Exercise instructions
In the entries below, which lines run from the one containing "Rebuild this chart" to the one containing "1.645, 2.33, 2.695];"? Copy exactly those lines, ends included, and no others.

Material for this task
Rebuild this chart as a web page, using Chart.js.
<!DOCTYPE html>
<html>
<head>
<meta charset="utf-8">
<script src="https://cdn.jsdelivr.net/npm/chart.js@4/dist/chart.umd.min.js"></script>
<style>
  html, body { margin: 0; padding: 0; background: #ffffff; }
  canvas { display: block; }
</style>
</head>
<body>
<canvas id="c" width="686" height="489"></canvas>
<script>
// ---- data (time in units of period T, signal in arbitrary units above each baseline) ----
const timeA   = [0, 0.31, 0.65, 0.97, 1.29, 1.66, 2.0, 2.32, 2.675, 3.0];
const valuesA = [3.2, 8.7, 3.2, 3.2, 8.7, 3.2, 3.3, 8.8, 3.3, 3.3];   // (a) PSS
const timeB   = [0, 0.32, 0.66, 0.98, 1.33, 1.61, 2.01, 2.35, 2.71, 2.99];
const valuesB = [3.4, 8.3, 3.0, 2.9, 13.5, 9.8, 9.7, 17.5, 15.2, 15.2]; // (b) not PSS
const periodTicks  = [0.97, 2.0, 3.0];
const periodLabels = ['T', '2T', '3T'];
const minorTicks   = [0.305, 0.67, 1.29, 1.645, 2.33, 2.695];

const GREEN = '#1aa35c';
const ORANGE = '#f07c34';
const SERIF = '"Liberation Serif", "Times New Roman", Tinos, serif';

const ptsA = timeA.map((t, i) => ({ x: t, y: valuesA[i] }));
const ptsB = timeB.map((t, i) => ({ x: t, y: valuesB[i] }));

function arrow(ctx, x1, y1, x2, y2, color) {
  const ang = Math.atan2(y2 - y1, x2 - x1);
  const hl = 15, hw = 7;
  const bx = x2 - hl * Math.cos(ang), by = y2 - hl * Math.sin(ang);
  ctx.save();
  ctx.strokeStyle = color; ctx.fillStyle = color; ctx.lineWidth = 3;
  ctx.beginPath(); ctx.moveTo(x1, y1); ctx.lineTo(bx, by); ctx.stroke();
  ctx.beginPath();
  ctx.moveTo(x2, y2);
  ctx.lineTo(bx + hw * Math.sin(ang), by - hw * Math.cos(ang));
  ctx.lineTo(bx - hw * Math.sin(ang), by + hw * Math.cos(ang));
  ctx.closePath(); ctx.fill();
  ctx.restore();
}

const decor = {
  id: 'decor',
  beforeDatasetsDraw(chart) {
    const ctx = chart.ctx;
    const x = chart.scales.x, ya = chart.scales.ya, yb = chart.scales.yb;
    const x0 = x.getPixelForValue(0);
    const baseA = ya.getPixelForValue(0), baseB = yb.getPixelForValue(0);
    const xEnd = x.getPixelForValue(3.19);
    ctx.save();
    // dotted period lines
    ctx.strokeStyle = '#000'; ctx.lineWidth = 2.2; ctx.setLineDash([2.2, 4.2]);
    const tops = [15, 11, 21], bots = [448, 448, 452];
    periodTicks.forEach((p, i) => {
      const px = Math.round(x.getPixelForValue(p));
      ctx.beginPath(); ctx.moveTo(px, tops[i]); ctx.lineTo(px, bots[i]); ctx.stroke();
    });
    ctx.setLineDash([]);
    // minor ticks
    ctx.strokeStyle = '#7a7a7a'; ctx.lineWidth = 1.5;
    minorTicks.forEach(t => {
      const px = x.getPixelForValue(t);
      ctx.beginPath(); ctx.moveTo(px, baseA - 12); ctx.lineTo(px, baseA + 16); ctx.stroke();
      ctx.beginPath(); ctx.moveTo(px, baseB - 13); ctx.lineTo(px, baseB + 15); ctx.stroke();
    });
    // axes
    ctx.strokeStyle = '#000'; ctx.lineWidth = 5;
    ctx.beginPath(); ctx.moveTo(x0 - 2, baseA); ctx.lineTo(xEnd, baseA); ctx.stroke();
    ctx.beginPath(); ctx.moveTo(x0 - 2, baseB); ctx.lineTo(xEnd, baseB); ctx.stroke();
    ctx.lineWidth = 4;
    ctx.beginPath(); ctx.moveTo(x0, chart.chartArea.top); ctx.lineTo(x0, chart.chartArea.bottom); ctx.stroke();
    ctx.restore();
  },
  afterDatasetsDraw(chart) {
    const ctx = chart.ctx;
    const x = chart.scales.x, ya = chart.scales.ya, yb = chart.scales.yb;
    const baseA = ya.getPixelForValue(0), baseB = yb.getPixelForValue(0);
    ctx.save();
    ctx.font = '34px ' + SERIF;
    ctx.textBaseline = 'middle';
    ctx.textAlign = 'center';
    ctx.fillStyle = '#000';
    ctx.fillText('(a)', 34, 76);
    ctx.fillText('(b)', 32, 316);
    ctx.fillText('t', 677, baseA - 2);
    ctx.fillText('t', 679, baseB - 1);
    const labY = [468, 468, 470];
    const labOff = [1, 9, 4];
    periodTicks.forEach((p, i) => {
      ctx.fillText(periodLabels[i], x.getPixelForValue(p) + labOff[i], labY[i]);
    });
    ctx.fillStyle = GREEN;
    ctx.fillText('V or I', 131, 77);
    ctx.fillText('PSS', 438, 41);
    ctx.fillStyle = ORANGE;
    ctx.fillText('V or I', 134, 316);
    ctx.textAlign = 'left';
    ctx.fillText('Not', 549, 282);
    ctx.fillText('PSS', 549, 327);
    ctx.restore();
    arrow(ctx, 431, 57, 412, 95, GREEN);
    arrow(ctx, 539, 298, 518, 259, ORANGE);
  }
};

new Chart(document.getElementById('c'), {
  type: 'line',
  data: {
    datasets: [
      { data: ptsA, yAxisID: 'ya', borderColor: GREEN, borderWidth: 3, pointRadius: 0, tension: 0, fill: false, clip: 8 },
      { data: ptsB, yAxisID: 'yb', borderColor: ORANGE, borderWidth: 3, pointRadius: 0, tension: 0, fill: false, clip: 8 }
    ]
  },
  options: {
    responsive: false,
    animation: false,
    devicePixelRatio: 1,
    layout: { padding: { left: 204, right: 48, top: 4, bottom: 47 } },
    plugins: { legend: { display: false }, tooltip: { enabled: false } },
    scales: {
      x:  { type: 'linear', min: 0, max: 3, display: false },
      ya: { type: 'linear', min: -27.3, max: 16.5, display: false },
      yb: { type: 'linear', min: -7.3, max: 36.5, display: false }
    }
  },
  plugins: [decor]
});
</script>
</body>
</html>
* * *
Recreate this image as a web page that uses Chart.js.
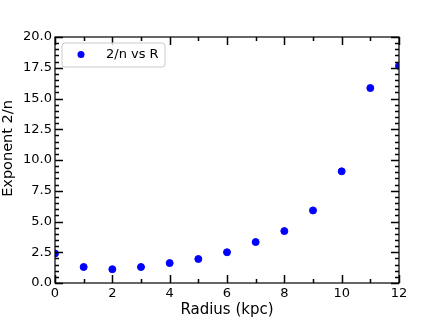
* * *
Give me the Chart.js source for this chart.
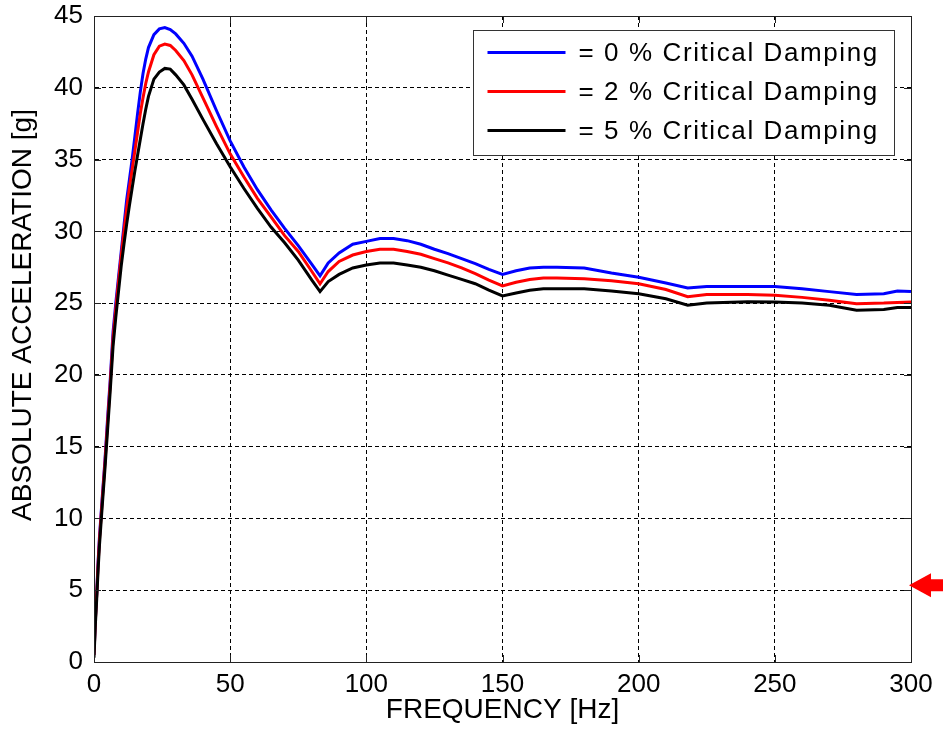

Result for this exercise
Rebuild this chart as a web page, using Chart.js.
<!DOCTYPE html>
<html>
<head>
<meta charset="utf-8">
<script src="https://cdn.jsdelivr.net/npm/chart.js@4/dist/chart.umd.min.js"></script>
<style>
  html, body { margin: 0; padding: 0; background: #ffffff; }
  canvas { display: block; }
</style>
</head>
<body>
<canvas id="c" width="686" height="489"></canvas>
<script>
// ---- data (time in units of period T, signal in arbitrary units above each baseline) ----
const timeA   = [0, 0.31, 0.65, 0.97, 1.29, 1.66, 2.0, 2.32, 2.675, 3.0];
const valuesA = [3.2, 8.7, 3.2, 3.2, 8.7, 3.2, 3.3, 8.8, 3.3, 3.3];   // (a) PSS
const timeB   = [0, 0.32, 0.66, 0.98, 1.33, 1.61, 2.01, 2.35, 2.71, 2.99];
const valuesB = [3.4, 8.3, 3.0, 2.9, 13.5, 9.8, 9.7, 17.5, 15.2, 15.2]; // (b) not PSS
const periodTicks  = [0.97, 2.0, 3.0];
const periodLabels = ['T', '2T', '3T'];
const minorTicks   = [0.305, 0.67, 1.29, 1.645, 2.33, 2.695];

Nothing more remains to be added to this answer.